| Exercise directions |
Scan the listing and work out how many lines contain the word "matplotlib". Nothing but the number should be given.

| Collected material |
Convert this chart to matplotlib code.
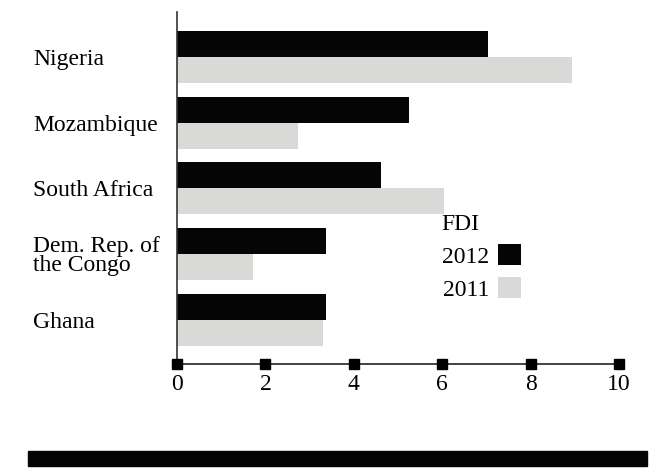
#!/usr/bin/env python3

import matplotlib
matplotlib.use('Agg')
import matplotlib.pyplot as plt
import matplotlib.patches as mpatches
import numpy as np

countries = ['Nigeria', 'Mozambique', 'South Africa', 'Dem. Rep. of\nthe Congo', 'Ghana']
fdi_2012 = [7.03, 5.25, 4.62, 3.36, 3.36]
fdi_2011 = [8.94, 2.74, 6.04, 1.71, 3.30]
xticks = [0, 2, 4, 6, 8, 10]

plt.rcParams['font.family'] = ['Liberation Serif', 'DejaVu Serif']

W, H = 661, 471
fig = plt.figure(figsize=(W / 100, H / 100), dpi=100)
ax = fig.add_axes([177 / W, 1 - 364 / H, (619 - 177) / W, (364 - 12) / H])

y = np.arange(len(countries))
bh = 0.395
b12 = ax.barh(y - bh / 2, fdi_2012, height=bh, color='#050505', label='2012')
b11 = ax.barh(y + bh / 2, fdi_2011, height=bh, color='#d9d9d7', label='2011')

ax.set_xlim(0, 10)
ax.set_ylim(4.67, -0.68)

for s in ['top', 'right']:
    ax.spines[s].set_visible(False)
ax.spines['left'].set_color('#333333')
ax.spines['left'].set_linewidth(1.2)
ax.spines['bottom'].set_color('#222222')
ax.spines['bottom'].set_linewidth(1.2)

ax.set_xticks(xticks)
ax.set_xticklabels([str(t) for t in xticks], fontsize=17)
ax.tick_params(axis='x', length=0, pad=7)
ax.plot(xticks, [4.67] * len(xticks), 's', color='black', markersize=6.5, clip_on=False, zorder=5)

ax.set_yticks(y)
ax.set_yticklabels(countries, fontsize=17, ha='left', linespacing=0.9)
ax.tick_params(axis='y', length=0, pad=144 * 0.72)

leg = ax.legend(handles=[b12, b11], title='FDI', loc='upper left',
                bbox_to_anchor=(430 / W, 1 - 202 / H), bbox_transform=fig.transFigure,
                frameon=False, markerfirst=False, fontsize=17, title_fontsize=17,
                handlelength=0.95, handleheight=1.0, handletextpad=0.4,
                labelspacing=0.4, borderpad=0, alignment='left')

fig.patches.append(mpatches.Rectangle((28 / W, 1 - 466 / H), (647 - 28) / W, 15 / H,
                                      transform=fig.transFigure, color='#050505'))

plt.savefig('out.png', dpi=100)
plt.close()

| Task answer |
5